THE EXERCISE » Track down the lines that contain "seaborn" and copy them.

-*-

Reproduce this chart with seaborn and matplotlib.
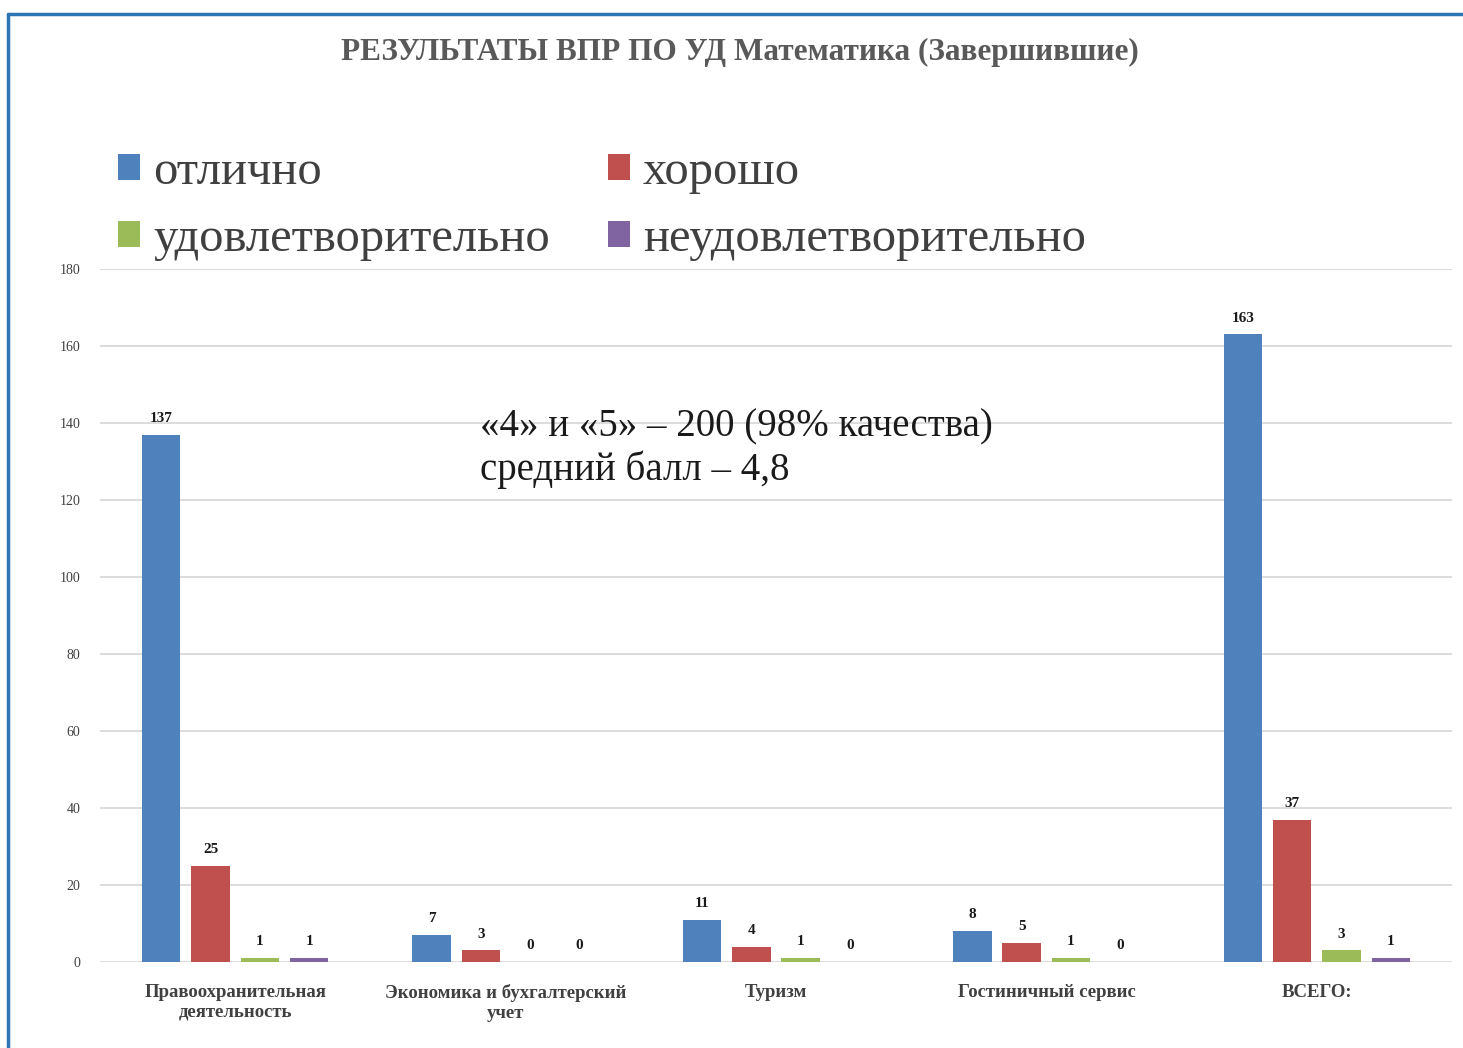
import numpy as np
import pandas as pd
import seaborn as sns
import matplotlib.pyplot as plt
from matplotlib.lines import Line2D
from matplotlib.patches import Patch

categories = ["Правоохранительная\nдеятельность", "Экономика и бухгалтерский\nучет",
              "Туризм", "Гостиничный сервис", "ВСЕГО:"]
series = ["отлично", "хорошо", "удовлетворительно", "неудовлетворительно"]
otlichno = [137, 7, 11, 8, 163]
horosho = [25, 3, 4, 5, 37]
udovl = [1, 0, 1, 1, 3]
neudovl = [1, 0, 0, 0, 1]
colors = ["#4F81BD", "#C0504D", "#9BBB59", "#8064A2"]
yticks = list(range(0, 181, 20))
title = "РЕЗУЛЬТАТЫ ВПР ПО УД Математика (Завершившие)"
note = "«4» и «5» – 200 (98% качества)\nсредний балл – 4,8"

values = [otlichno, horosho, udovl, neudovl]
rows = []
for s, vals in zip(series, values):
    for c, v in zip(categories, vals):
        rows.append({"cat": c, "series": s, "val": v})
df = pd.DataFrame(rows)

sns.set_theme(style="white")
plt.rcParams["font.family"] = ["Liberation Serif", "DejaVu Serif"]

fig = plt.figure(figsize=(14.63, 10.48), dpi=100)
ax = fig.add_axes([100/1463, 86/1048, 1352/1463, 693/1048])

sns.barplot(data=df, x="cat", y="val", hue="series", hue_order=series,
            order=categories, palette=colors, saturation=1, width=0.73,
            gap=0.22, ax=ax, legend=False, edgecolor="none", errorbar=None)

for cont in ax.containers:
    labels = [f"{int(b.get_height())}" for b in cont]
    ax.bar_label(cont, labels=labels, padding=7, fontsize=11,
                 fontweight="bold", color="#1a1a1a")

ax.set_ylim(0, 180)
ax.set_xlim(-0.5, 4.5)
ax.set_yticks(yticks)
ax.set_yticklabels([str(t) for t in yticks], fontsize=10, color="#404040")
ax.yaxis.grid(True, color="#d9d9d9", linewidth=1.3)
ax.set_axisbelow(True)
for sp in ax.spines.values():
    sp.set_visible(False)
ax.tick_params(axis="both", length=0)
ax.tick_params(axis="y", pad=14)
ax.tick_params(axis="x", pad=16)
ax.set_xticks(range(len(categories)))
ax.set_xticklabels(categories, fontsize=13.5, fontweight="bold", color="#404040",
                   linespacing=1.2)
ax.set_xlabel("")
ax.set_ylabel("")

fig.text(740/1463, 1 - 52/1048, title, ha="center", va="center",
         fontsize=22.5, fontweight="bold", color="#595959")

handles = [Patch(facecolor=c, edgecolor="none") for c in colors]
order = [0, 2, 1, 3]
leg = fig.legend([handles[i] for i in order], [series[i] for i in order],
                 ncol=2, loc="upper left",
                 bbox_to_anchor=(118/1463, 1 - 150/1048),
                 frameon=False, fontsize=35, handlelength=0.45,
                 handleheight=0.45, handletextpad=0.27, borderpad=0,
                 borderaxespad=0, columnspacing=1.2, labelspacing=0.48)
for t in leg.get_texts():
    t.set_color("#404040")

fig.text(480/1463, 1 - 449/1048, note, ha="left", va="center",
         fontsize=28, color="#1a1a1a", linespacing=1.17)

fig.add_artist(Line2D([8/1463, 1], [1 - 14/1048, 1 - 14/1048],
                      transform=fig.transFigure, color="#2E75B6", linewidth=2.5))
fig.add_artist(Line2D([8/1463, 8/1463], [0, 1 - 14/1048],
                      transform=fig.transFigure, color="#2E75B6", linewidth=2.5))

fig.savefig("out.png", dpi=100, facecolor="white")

-*-

OUTPUT OF THE EXERCISE »
Reproduce this chart with seaborn and matplotlib.
import seaborn as sns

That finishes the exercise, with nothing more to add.